En termes de faune, l’histoire est plus compliquée. Les premiers colons débarquant sur la rive nord du Grand Canyon avaient comme priorité d’assurer leur sécurité et celle de leur bétail et de préserver le gibier local. Ils ont donc entrepris d’abattre les principaux prédateurs comme les loups (qu’ils ont définitivement rayés de la carte), les pumas et les lynx. Cet assaut désastreux contre la biodiversité a provoqué une surpopulation des cerfs qui ont surconsommé les plantes natives. Pour des centaines d’entre eux, ils ont même provoqué une famine qui les a décimés.

On nous promet toutefois des rencontres avec des lynx, des pumas, des condors, des dizaines d’espèces d’oiseaux, des écureuils des rochers et autres ratons.

Je suis surtout fascinée par la végétation, la géologie et l’histoire du Canyon car d’êtres vivants nous n’avons croisé la route que d’un corbeau et d’un papillon.

Pour une première mise en jambe, nous parcourons le sentier de Bright Angel Point. S’il est court, il permet quand même de capturer une vue spectaculaire du Canyon. Nous continuons par le sentier de Nature Trail, petite balade d’un kilomètre et demi qui comme son nom l’indique permet de découvrir la flore de la région.

Nous terminons la première journée par la randonnée du transept (4,8 kilomètres). Le sentier est bordé de fleurs roses, bleues et jaunes. On découvre alors un canyon adjacent au Grand Canyon.

Le second jour est consacré à l’exploration de la partie orientale du parc jusque Cape Final. Nous crapahutons sur le sentier de Cape Final (6,8 kilomètres) et les vues du Canyon sont extraordinaires. Au retour, nous nous arrêtons au belvédère de Walhalla.

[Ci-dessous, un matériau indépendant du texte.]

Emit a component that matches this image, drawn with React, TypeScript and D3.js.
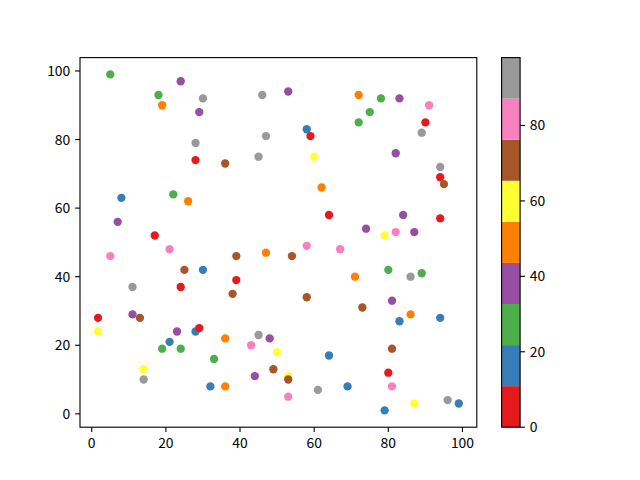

Là, nous apprenons la présence ancestrale des Anasazi. En tout, près de 52 sites anasazi ont été recensés dans la zone. Seuls 10 ont été complétement explorés et la plus grande maison aurait compté 25 pièces. Les archéologues ont également retrouvé des outils, des ustensiles agricoles et des armes de chasse. La majorité de ces découvertes a été faite dans le Delta Unkar (mot paiute pour désigner la roche rouge) qu’on aperçoit depuis Cape Royal à côté du belvédère.

Vestiges anasazi

Les fermiers Anasazi faisaient très régulièrement le voyage du delta vers la rive nord, passant leurs étés sur la rive nord et le reste de l’année dans le canyon. Il leur fallait, semble-t-il, deux bonnes journées – harassantes – pour clore l’excursion. C’est aujourd’hui un peu compliqué à imaginer mais le peuple Anasazi cultivait des légumes et des légumineuses sur les terrasses au fond du canyon profitant de la proximité de l’eau. Sur la rive nord, ils chassaient le gibier et cueillaient des plantes médicinales ou des baies pour compléter leur régime alimentaire. L’hiver, la neige sur les hauteurs les chassait vers les profondeurs du canyon, dans le delta.

Gooseberries

Les archéologues estiment que le peuple Anasazi (ancêtre du peuple Hopi actuel) a quitté le canyon en 1150. Ils émettent l’hypothèse qu’une réduction des précipitations a forcé leur départ, l’activité agricole devenant plus compliquée.

En s’approchant de Cape Royal, on remarque que la végétation change. De larges étendues de buissons de sauge couvrent le sol, des pins pignon les encadrent, de délicates purshia égayent le tout.

L’apothéose est le coucher de soleil grandiose à Cape Royal après un détour par Angel’s Windows.